■ **Information provided**
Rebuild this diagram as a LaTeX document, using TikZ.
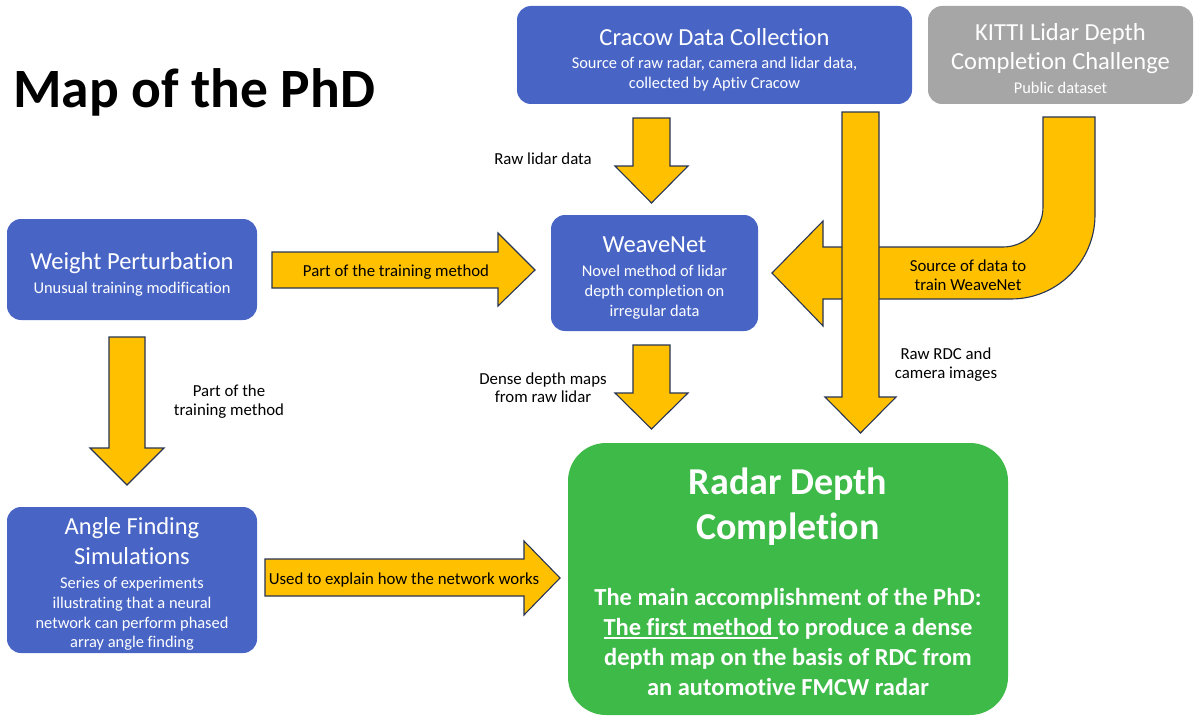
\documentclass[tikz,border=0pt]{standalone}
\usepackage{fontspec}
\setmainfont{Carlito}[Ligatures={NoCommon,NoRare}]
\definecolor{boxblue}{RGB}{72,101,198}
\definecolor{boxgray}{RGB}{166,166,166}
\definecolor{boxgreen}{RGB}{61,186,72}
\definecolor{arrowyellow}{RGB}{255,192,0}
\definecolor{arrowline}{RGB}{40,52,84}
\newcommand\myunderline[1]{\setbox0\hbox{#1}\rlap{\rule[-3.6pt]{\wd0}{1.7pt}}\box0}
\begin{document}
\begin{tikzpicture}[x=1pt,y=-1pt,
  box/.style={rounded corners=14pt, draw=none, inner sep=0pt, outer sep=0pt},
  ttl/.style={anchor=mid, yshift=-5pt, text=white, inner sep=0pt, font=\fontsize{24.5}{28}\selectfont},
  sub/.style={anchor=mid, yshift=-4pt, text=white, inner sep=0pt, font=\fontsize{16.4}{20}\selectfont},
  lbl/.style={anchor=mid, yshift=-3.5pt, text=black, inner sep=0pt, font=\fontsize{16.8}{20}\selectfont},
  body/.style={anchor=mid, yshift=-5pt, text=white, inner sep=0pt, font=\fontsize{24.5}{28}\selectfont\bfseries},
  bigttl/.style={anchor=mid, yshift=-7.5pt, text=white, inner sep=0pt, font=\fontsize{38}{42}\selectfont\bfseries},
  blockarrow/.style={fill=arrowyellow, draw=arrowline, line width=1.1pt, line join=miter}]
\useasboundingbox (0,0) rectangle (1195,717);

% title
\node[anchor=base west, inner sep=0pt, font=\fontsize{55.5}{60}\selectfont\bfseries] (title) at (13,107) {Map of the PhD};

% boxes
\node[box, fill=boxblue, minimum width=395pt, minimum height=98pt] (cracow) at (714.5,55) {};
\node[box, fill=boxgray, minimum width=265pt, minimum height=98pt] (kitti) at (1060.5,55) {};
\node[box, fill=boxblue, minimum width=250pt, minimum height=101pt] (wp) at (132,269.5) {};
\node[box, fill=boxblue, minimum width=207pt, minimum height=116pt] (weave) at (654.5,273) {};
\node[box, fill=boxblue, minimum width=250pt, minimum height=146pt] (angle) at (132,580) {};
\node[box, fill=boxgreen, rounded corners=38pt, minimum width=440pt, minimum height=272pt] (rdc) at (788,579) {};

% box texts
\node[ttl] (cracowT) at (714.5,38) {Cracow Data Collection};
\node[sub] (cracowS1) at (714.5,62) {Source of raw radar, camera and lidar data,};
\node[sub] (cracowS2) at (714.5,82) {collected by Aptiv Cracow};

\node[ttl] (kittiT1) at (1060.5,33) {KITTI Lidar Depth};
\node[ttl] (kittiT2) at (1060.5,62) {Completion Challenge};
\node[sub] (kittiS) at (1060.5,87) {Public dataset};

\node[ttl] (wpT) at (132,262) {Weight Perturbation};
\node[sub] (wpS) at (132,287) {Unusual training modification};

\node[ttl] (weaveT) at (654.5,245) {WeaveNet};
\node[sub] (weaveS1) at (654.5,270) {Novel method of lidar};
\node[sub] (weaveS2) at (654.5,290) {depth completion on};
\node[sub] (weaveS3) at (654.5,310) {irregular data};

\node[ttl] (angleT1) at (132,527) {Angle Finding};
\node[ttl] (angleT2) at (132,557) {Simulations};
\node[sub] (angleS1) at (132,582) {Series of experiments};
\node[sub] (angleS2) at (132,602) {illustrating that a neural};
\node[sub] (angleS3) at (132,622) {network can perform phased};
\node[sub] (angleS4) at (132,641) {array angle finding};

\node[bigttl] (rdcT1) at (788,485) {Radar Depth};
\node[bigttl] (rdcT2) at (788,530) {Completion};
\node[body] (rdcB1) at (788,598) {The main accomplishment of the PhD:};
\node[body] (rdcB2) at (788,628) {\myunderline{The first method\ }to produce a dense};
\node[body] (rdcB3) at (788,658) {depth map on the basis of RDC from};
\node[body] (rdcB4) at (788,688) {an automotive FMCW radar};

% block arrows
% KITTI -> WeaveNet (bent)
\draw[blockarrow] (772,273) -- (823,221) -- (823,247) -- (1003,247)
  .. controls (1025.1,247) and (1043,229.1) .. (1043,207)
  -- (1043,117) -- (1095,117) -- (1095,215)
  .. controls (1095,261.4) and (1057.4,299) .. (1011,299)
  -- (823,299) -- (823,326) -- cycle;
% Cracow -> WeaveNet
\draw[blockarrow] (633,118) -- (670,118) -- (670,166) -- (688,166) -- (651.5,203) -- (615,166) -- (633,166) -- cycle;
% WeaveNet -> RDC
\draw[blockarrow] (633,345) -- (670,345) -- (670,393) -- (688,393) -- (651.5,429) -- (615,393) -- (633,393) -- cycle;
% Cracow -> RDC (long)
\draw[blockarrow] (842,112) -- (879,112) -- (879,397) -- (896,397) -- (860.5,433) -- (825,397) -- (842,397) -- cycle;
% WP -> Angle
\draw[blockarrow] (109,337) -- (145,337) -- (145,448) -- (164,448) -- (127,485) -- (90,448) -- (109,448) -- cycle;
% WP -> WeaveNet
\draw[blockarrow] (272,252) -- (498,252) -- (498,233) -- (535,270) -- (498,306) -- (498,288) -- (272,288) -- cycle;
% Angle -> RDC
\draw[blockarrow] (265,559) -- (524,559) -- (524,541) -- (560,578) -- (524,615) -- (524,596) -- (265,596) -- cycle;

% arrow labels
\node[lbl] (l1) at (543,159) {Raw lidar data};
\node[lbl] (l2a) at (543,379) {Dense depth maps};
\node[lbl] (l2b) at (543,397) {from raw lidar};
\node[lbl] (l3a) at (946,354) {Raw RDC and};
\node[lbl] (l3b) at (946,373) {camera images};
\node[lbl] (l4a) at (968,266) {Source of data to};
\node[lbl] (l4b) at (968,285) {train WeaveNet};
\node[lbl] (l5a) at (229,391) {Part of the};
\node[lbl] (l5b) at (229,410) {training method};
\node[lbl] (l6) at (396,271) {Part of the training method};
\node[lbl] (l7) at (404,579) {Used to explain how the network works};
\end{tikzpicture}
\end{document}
--
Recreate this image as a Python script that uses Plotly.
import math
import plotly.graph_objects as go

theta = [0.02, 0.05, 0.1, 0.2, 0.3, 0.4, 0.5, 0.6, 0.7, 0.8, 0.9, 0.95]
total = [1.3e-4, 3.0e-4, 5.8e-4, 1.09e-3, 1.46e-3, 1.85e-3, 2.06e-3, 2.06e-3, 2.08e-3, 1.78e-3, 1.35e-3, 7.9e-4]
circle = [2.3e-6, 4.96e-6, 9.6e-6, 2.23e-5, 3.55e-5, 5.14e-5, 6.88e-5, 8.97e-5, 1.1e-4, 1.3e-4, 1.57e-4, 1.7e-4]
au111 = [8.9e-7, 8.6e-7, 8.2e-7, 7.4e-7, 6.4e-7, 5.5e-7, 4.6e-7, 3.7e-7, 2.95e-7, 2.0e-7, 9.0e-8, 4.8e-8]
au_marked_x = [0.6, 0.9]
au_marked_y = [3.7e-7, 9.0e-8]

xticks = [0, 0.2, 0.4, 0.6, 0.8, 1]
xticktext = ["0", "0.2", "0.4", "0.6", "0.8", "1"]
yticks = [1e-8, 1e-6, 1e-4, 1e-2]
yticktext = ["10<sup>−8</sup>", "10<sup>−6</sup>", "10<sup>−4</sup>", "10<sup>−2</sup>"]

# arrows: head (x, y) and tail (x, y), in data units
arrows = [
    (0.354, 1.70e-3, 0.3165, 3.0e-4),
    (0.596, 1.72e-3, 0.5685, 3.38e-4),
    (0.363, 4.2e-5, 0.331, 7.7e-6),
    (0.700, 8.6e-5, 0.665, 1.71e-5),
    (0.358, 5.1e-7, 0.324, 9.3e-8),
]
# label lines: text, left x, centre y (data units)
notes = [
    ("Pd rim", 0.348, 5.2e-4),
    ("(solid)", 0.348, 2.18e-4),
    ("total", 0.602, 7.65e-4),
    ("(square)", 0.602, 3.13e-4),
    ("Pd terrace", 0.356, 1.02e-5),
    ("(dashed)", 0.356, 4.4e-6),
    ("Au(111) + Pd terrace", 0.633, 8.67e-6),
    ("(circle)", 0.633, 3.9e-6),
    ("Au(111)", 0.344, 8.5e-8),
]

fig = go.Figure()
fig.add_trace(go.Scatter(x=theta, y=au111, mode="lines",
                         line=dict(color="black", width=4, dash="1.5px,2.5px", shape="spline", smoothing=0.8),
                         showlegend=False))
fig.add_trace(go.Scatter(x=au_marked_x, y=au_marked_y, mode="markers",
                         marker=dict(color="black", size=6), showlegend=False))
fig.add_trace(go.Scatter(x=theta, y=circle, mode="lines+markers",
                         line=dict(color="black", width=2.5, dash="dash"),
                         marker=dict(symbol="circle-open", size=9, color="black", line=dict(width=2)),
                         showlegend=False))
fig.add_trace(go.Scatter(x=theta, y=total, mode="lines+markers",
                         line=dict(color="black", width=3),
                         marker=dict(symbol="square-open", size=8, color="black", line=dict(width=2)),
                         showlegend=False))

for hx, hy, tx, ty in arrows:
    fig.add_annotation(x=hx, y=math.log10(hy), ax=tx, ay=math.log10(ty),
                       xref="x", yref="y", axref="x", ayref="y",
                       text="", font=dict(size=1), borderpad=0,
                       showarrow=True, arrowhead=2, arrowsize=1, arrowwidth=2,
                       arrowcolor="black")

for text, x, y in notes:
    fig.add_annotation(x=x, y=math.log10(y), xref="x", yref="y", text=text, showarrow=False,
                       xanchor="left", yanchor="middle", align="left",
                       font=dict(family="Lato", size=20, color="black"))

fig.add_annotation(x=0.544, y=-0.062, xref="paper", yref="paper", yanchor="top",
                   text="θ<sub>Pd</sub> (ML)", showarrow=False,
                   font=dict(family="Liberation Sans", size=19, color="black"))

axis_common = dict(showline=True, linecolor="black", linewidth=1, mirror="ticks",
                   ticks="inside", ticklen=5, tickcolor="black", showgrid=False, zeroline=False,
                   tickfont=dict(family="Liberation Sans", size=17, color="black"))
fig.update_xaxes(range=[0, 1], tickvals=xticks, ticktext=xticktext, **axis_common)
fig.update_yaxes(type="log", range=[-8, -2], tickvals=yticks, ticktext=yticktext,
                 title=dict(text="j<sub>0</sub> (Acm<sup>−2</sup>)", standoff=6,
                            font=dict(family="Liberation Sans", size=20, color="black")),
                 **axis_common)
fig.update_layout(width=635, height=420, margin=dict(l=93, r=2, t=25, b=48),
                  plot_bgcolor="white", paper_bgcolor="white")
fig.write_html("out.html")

■ **Required work**
From the line that has "Rebuild this diagram" through the line that has "rounded corners=38pt, minimum", reproduce each line exactly as it stands and nothing else; do not include any pictures.

■ **Task solution**
Rebuild this diagram as a LaTeX document, using TikZ.
\documentclass[tikz,border=0pt]{standalone}
\usepackage{fontspec}
\setmainfont{Carlito}[Ligatures={NoCommon,NoRare}]
\definecolor{boxblue}{RGB}{72,101,198}
\definecolor{boxgray}{RGB}{166,166,166}
\definecolor{boxgreen}{RGB}{61,186,72}
\definecolor{arrowyellow}{RGB}{255,192,0}
\definecolor{arrowline}{RGB}{40,52,84}
\newcommand\myunderline[1]{\setbox0\hbox{#1}\rlap{\rule[-3.6pt]{\wd0}{1.7pt}}\box0}
\begin{document}
\begin{tikzpicture}[x=1pt,y=-1pt,
  box/.style={rounded corners=14pt, draw=none, inner sep=0pt, outer sep=0pt},
  ttl/.style={anchor=mid, yshift=-5pt, text=white, inner sep=0pt, font=\fontsize{24.5}{28}\selectfont},
  sub/.style={anchor=mid, yshift=-4pt, text=white, inner sep=0pt, font=\fontsize{16.4}{20}\selectfont},
  lbl/.style={anchor=mid, yshift=-3.5pt, text=black, inner sep=0pt, font=\fontsize{16.8}{20}\selectfont},
  body/.style={anchor=mid, yshift=-5pt, text=white, inner sep=0pt, font=\fontsize{24.5}{28}\selectfont\bfseries},
  bigttl/.style={anchor=mid, yshift=-7.5pt, text=white, inner sep=0pt, font=\fontsize{38}{42}\selectfont\bfseries},
  blockarrow/.style={fill=arrowyellow, draw=arrowline, line width=1.1pt, line join=miter}]
\useasboundingbox (0,0) rectangle (1195,717);

% title
\node[anchor=base west, inner sep=0pt, font=\fontsize{55.5}{60}\selectfont\bfseries] (title) at (13,107) {Map of the PhD};

% boxes
\node[box, fill=boxblue, minimum width=395pt, minimum height=98pt] (cracow) at (714.5,55) {};
\node[box, fill=boxgray, minimum width=265pt, minimum height=98pt] (kitti) at (1060.5,55) {};
\node[box, fill=boxblue, minimum width=250pt, minimum height=101pt] (wp) at (132,269.5) {};
\node[box, fill=boxblue, minimum width=207pt, minimum height=116pt] (weave) at (654.5,273) {};
\node[box, fill=boxblue, minimum width=250pt, minimum height=146pt] (angle) at (132,580) {};
\node[box, fill=boxgreen, rounded corners=38pt, minimum width=440pt, minimum height=272pt] (rdc) at (788,579) {};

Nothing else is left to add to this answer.